En estas circunstancias emerge un hombre venido de la academia con pergaminos intachables, una memoria sorprendente y preparado para hacer los cambios necesarios y remediar el desprestigio y la desidia, de un país ingobernable, corrupto y corruptor. Este hombre, que desde niño se preparó para ser presidente con una fe de justicia y un inquebrantable amor por el prójimo, se cobija en su fe cristiana, para curar ese mal y trata de imponer la doctrina social de la Iglesia católica basada en el evangelio de la cual es un ferviente devoto. Es el líder esperado, el que sin miedo se enfrenta y confronta al establecimiento bochornoso y maloliente, que por avaricia y en procura de su propio peculio le metieron las manos en el bolsillo del pueblo y del erario nacional para dejarlo en las ruinas y sin infraestructuras.
Posiblemente, enviado por el espíritu del bien, surge este líder
bienintencionado, humanista, con todos las virtudes y defectos de un ser de carne y hueso, de esos que aparecen cada centuria, trata de llevar al país con su revolución ciudadana a un cambio radical y significativo, no visto desde los tiempos de la otra revolución, la Liberal, la Alfarista, que hace más de un siglo modificó fundamentalmente el país logrando los cambios perennes y significativos para el bien común.
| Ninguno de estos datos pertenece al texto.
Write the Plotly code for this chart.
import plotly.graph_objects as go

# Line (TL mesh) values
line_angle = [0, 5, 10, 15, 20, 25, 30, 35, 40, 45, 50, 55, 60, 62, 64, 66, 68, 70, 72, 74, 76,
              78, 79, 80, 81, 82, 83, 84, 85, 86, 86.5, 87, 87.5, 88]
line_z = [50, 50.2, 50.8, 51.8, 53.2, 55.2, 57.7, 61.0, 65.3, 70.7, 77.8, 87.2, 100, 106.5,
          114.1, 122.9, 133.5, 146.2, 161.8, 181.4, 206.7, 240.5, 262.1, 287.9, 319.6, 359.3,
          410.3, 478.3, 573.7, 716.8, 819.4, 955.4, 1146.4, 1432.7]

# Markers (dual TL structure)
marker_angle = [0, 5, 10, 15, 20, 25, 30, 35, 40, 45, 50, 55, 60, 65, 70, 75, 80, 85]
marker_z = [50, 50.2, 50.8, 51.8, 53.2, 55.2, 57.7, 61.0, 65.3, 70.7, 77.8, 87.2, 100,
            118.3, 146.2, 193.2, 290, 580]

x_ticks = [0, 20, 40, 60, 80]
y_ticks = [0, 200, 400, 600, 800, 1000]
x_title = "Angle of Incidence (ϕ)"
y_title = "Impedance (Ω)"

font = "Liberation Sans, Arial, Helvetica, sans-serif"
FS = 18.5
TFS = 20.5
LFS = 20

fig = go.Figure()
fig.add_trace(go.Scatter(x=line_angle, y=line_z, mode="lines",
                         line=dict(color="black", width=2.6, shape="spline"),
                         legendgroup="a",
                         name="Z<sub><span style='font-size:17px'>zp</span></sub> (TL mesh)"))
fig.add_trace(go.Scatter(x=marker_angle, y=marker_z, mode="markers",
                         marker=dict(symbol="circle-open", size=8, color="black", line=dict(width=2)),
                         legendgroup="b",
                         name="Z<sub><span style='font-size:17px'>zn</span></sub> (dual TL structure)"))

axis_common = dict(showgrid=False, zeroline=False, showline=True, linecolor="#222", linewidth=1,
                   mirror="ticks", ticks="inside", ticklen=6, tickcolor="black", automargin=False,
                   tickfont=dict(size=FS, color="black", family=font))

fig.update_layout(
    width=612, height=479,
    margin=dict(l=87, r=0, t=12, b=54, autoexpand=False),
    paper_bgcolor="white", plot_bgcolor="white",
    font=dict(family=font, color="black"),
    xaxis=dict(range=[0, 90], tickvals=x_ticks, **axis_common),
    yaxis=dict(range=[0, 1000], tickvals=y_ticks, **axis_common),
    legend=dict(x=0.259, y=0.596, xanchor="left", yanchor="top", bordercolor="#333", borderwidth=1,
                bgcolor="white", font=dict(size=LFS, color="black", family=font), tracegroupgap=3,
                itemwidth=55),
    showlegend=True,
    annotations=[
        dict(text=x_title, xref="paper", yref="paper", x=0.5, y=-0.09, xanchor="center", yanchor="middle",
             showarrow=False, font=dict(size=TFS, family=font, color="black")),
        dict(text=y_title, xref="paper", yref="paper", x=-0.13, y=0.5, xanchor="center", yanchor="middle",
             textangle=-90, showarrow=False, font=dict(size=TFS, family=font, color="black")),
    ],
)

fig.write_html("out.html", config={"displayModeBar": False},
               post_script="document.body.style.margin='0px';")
Este nuevo líder, al igual que el anterior, por las complejidades propias de la política, la incomprensión, el egoísmo y la envidia, lucha contra viento y marea para cumplir con la meta deseada: la transformación del Estado con la innovación y mecanismos de transparencia en la gestión pública y una infraestructura en muchas áreas abandonadas por los gobiernos anteriores, apuntalados a la política del empuñe para todos, llamada partidocracia.